Later, in the eighties, i wrote software for DSPs and embedded systems, mainly the DSPs of Analog Devices and the Motorola 56k-series. Again, it was assembler to the fullest extent: when you write the internal software for a telephone switchboard and the company wants to sell a few millions the only thing that counts is: how many cycles did you use for that task? The lower cycles, the lower the clock rates could be, which means you can buy lower graded CPUs, which cost exponentially less which means a BIG difference in customer price. If you could save one arithmetic unit or one register, the custom-built processors could be built without these parts which made them cheaper too.
We used to beat optimizing compilers by a very large margin.

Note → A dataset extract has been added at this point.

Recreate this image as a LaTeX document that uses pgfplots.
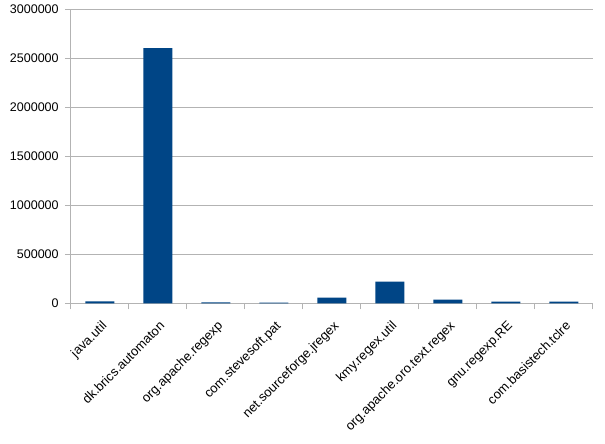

OK, we couldn't decipher our own code three months after "tape-out" (the tasks got simulated on an ICE and finally the tape with the processor specification was sent to the provider of the DSPs to be built on order), but it was expected to write the next version from scratch anyway.
One of my first jobs on a PC was to write a DOS device driver for a specialized file system for the real-time storage of acoustic data. This was the time of MFM-disks and the data rate for a usual 16-bit sampling in stereo frequency (44.1 kHz) is just a tad below the bandwidth of the ST-506 interface. My driver had to use every ounce of bandwidth it could get just keep up. Mind you, we had one of the brand-new hot 16 MHz NEAT 286, an extremely fast system!
Sure, these are extremes. But ones uses assembly language for the same reason we used to use assembly throughout computing history: for its unparalleled speed and for the sheer control it gives you over the system and its hardware. C is a language nicely suited for rapid prototyping, but i'm still quite confident to be able to beat any C-compiler in terms of speed of execution with hand-crafted assembler code. Even with all those nifty optimizations switched on.
This is nothing to say against C - in fact i like C. But to really understand what C is about you have to have experienced the problems solved/avoided by its use. You have to have been at the very bottom at least once to appreciate being on top. And, who knows, you might even start to like being at the source of things.